- GIVEN EXERCISE -
All of the entries must be reproduced exactly, with no images carried over.

- EXTRACTED INFORMATION -
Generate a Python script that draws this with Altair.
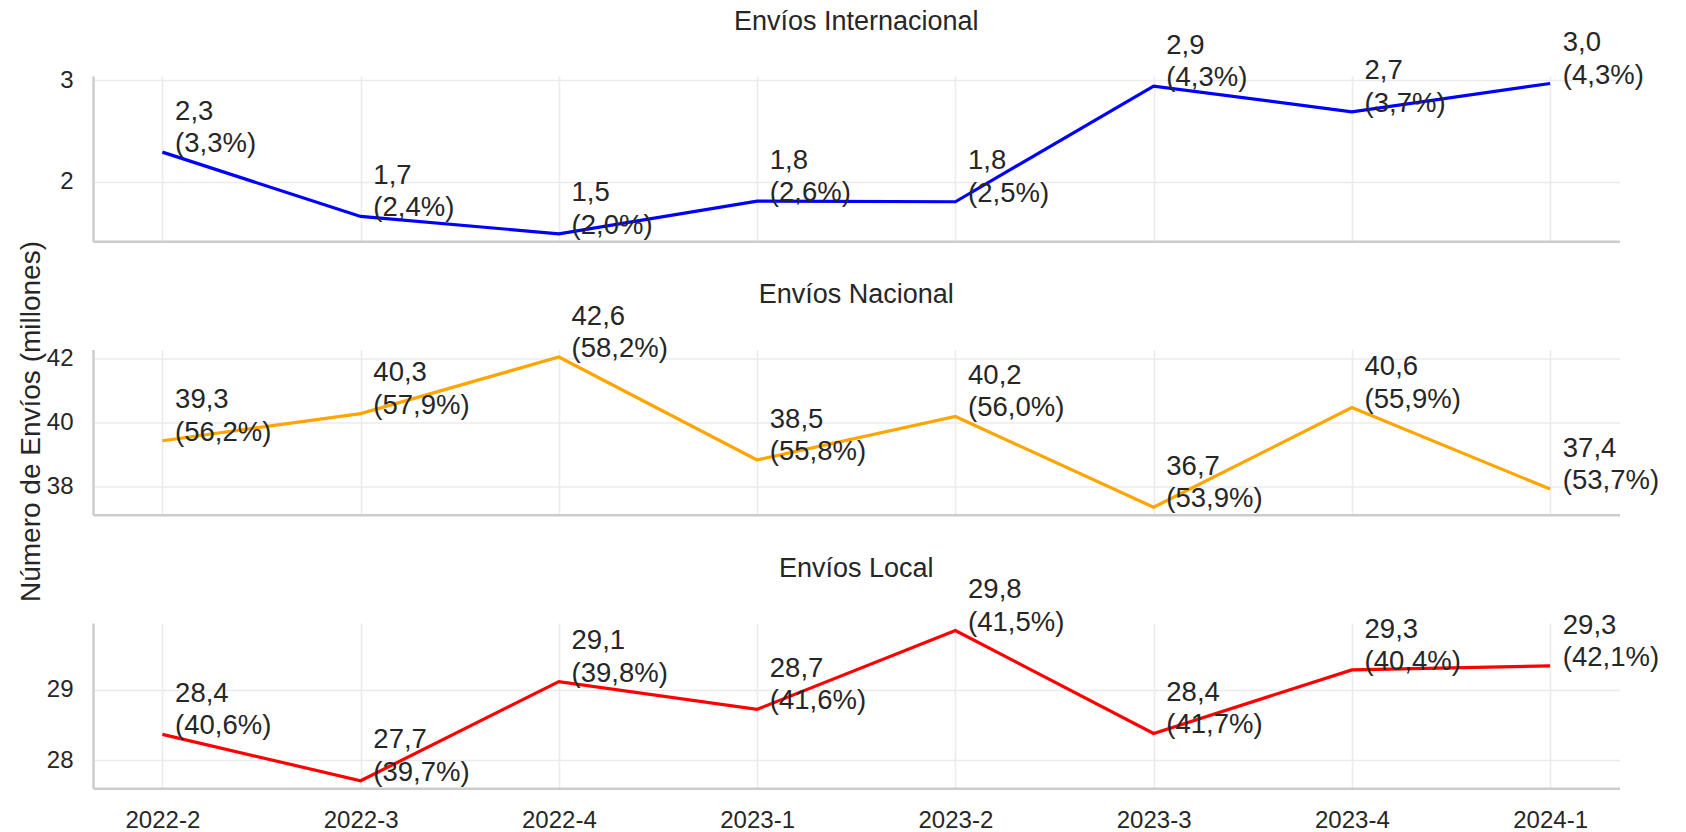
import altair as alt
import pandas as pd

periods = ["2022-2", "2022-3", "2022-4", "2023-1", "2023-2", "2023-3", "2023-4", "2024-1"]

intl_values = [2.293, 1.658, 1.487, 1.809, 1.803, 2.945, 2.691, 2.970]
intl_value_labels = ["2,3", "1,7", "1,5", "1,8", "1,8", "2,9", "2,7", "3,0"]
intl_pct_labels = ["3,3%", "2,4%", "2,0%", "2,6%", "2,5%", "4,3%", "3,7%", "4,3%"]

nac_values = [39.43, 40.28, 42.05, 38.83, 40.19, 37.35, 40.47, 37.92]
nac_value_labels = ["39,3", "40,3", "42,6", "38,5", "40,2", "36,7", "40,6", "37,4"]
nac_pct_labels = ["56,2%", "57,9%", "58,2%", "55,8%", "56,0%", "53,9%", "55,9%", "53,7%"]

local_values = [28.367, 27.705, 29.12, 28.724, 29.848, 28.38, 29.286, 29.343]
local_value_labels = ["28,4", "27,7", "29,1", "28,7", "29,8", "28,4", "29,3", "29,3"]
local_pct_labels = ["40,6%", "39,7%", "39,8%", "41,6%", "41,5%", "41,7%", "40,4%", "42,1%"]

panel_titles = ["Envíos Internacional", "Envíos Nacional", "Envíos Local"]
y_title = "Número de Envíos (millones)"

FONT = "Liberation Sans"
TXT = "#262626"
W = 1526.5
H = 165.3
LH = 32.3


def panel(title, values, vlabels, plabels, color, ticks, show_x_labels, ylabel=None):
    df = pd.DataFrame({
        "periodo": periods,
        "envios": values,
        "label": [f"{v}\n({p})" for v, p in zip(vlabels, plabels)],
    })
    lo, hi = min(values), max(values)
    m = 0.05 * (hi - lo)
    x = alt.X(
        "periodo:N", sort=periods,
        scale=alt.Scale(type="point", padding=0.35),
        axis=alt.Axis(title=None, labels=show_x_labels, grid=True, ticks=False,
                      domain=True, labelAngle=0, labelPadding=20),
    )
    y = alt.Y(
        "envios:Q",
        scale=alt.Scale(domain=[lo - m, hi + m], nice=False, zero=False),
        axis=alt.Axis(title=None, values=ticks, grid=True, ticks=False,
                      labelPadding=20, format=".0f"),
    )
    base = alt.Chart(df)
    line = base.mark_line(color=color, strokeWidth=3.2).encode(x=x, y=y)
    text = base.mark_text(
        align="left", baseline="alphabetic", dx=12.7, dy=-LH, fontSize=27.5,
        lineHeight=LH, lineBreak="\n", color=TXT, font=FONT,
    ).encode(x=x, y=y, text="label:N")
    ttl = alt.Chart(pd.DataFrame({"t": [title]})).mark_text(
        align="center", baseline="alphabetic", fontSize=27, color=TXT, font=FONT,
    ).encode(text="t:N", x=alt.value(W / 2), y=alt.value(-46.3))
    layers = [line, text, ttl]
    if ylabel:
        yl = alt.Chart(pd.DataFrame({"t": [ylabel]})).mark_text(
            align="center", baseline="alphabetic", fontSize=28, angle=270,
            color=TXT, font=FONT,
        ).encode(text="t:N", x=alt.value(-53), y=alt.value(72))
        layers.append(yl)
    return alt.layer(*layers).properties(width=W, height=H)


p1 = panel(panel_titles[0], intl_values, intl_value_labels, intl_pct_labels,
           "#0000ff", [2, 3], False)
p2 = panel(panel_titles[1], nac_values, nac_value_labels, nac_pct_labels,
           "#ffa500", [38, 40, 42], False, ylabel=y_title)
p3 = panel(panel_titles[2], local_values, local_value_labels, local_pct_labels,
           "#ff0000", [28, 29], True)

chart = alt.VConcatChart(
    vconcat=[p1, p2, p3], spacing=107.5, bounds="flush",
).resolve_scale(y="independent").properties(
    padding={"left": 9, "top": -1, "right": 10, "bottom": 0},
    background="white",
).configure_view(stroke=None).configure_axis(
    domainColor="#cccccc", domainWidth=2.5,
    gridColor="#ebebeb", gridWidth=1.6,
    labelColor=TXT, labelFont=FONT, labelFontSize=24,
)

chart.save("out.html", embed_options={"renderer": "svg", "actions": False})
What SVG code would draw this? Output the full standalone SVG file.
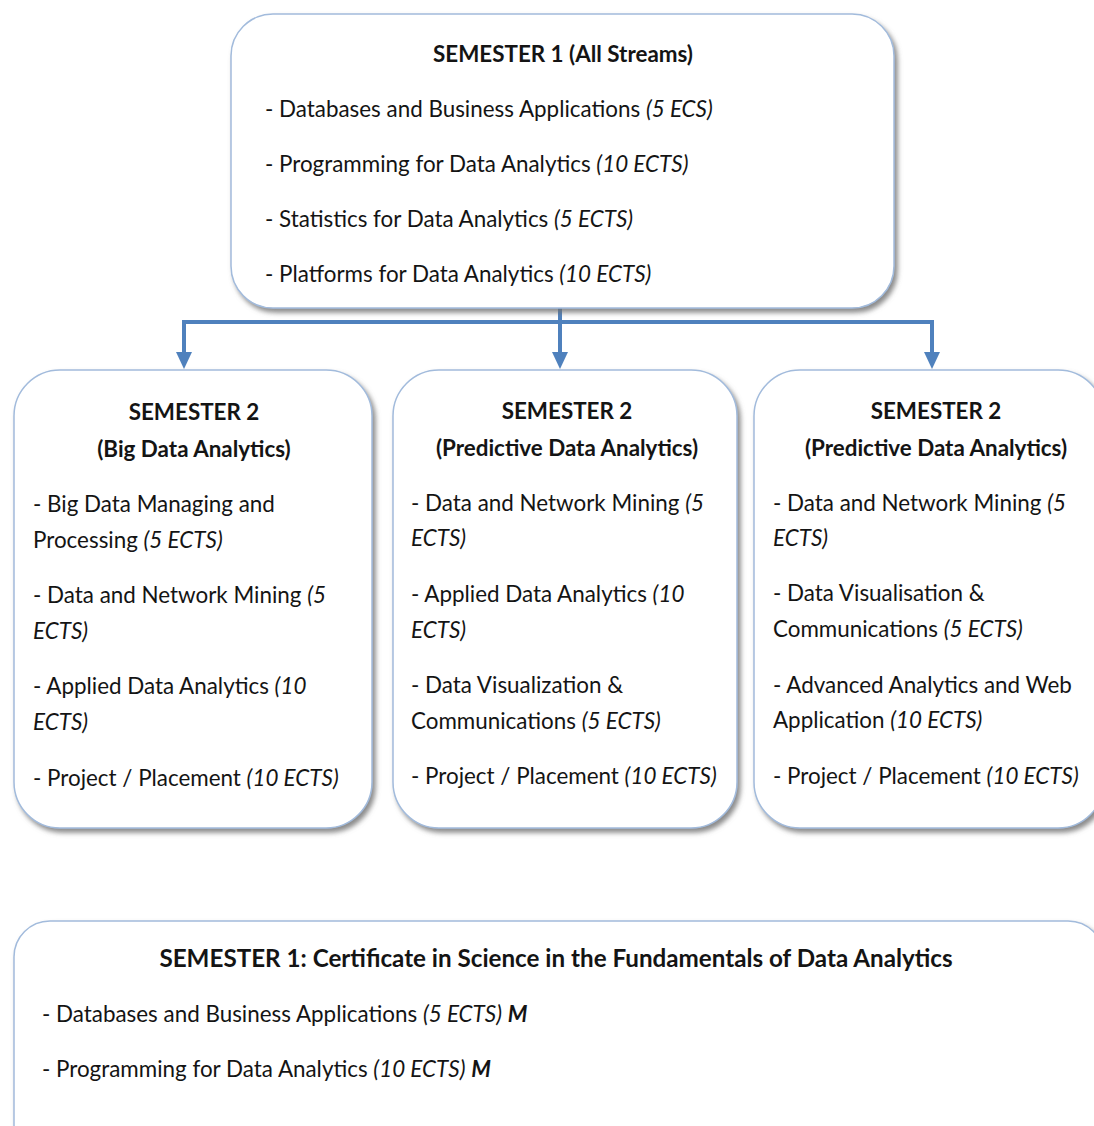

- FULL ANSWER -
Generate a Python script that draws this with Altair.
import altair as alt
import pandas as pd

periods = ["2022-2", "2022-3", "2022-4", "2023-1", "2023-2", "2023-3", "2023-4", "2024-1"]

intl_values = [2.293, 1.658, 1.487, 1.809, 1.803, 2.945, 2.691, 2.970]
intl_value_labels = ["2,3", "1,7", "1,5", "1,8", "1,8", "2,9", "2,7", "3,0"]
intl_pct_labels = ["3,3%", "2,4%", "2,0%", "2,6%", "2,5%", "4,3%", "3,7%", "4,3%"]

nac_values = [39.43, 40.28, 42.05, 38.83, 40.19, 37.35, 40.47, 37.92]
nac_value_labels = ["39,3", "40,3", "42,6", "38,5", "40,2", "36,7", "40,6", "37,4"]
nac_pct_labels = ["56,2%", "57,9%", "58,2%", "55,8%", "56,0%", "53,9%", "55,9%", "53,7%"]

local_values = [28.367, 27.705, 29.12, 28.724, 29.848, 28.38, 29.286, 29.343]
local_value_labels = ["28,4", "27,7", "29,1", "28,7", "29,8", "28,4", "29,3", "29,3"]
local_pct_labels = ["40,6%", "39,7%", "39,8%", "41,6%", "41,5%", "41,7%", "40,4%", "42,1%"]

panel_titles = ["Envíos Internacional", "Envíos Nacional", "Envíos Local"]
y_title = "Número de Envíos (millones)"

FONT = "Liberation Sans"
TXT = "#262626"
W = 1526.5
H = 165.3
LH = 32.3


def panel(title, values, vlabels, plabels, color, ticks, show_x_labels, ylabel=None):
    df = pd.DataFrame({
        "periodo": periods,
        "envios": values,
        "label": [f"{v}\n({p})" for v, p in zip(vlabels, plabels)],
    })
    lo, hi = min(values), max(values)
    m = 0.05 * (hi - lo)
    x = alt.X(
        "periodo:N", sort=periods,
        scale=alt.Scale(type="point", padding=0.35),
        axis=alt.Axis(title=None, labels=show_x_labels, grid=True, ticks=False,
                      domain=True, labelAngle=0, labelPadding=20),
    )
    y = alt.Y(
        "envios:Q",
        scale=alt.Scale(domain=[lo - m, hi + m], nice=False, zero=False),
        axis=alt.Axis(title=None, values=ticks, grid=True, ticks=False,
                      labelPadding=20, format=".0f"),
    )
    base = alt.Chart(df)
    line = base.mark_line(color=color, strokeWidth=3.2).encode(x=x, y=y)
    text = base.mark_text(
        align="left", baseline="alphabetic", dx=12.7, dy=-LH, fontSize=27.5,
        lineHeight=LH, lineBreak="\n", color=TXT, font=FONT,
    ).encode(x=x, y=y, text="label:N")
    ttl = alt.Chart(pd.DataFrame({"t": [title]})).mark_text(
        align="center", baseline="alphabetic", fontSize=27, color=TXT, font=FONT,
    ).encode(text="t:N", x=alt.value(W / 2), y=alt.value(-46.3))
    layers = [line, text, ttl]
    if ylabel:
        yl = alt.Chart(pd.DataFrame({"t": [ylabel]})).mark_text(
            align="center", baseline="alphabetic", fontSize=28, angle=270,
            color=TXT, font=FONT,
        ).encode(text="t:N", x=alt.value(-53), y=alt.value(72))
        layers.append(yl)
    return alt.layer(*layers).properties(width=W, height=H)


p1 = panel(panel_titles[0], intl_values, intl_value_labels, intl_pct_labels,
           "#0000ff", [2, 3], False)
p2 = panel(panel_titles[1], nac_values, nac_value_labels, nac_pct_labels,
           "#ffa500", [38, 40, 42], False, ylabel=y_title)
p3 = panel(panel_titles[2], local_values, local_value_labels, local_pct_labels,
           "#ff0000", [28, 29], True)

chart = alt.VConcatChart(
    vconcat=[p1, p2, p3], spacing=107.5, bounds="flush",
).resolve_scale(y="independent").properties(
    padding={"left": 9, "top": -1, "right": 10, "bottom": 0},
    background="white",
).configure_view(stroke=None).configure_axis(
    domainColor="#cccccc", domainWidth=2.5,
    gridColor="#ebebeb", gridWidth=1.6,
    labelColor=TXT, labelFont=FONT, labelFontSize=24,
)

chart.save("out.html", embed_options={"renderer": "svg", "actions": False})
What SVG code would draw this? Output the full standalone SVG file.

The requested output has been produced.